City officials say that motorist’s have come to know where the “hidden” cameras are and adjust their driving accordingly. Despite the lower ticket numbers, officials are happy to point out that accidents in the corresponding areas are also down.  Intersections with red light cameras had a 20% reduction in overall injuries to pedestrians. The number of fatalities has also dropped according to the Department of Transportation.

Some 190 cameras have been installed throughout the city over the past 5 years without change to their location, the Internet is now filled with websites warning and revealing where they are located. The revenue dropped from $42 million in 2012 to $33 million in 2013.

Mayor DeBlasio wants Albany to allow more cameras which he says would be used to fine speeding drivers and collect more revenue in addition to the notable safety improvements. The request for more cameras has stalled in Albany but local groups such as a Park Slope block association have started a petition requesting cameras to be placed at the intersection of Flatbush Ave. and Sterling Place.

“Throughout the red light camera program, DOT has closely monitored the system’s performance and placed these safety tools at locations where they will be most effective at deterring red light running,” said spokesman Nicholas Mosquera.

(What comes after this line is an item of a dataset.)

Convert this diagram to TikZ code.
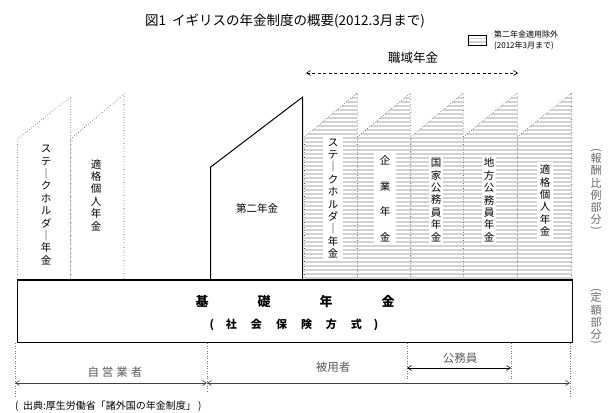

But local results can vary. In recent years, municipalities including Los Angeles, Philadelphia and St. Petersburg, Fla., have found that crashes increased at intersections where cameras are installed. Everything from the choice of intersection, to how long a light stays yellow before turning red, to the methods used to evaluate the cameras can influence whether they are deemed successful.

Counting rear-end crashes, for example, can sometimes mean the cameras increase the total number of accidents—as drivers slam on the brakes when they see a warning—though even an overall increase in collisions can be worthwhile, some researchers say, if the most severe crashes decline.

The city can actually install more cameras if they wish in an effort to reduce intersection accidents but they won’t be able to issue the summonses they generate with state permission.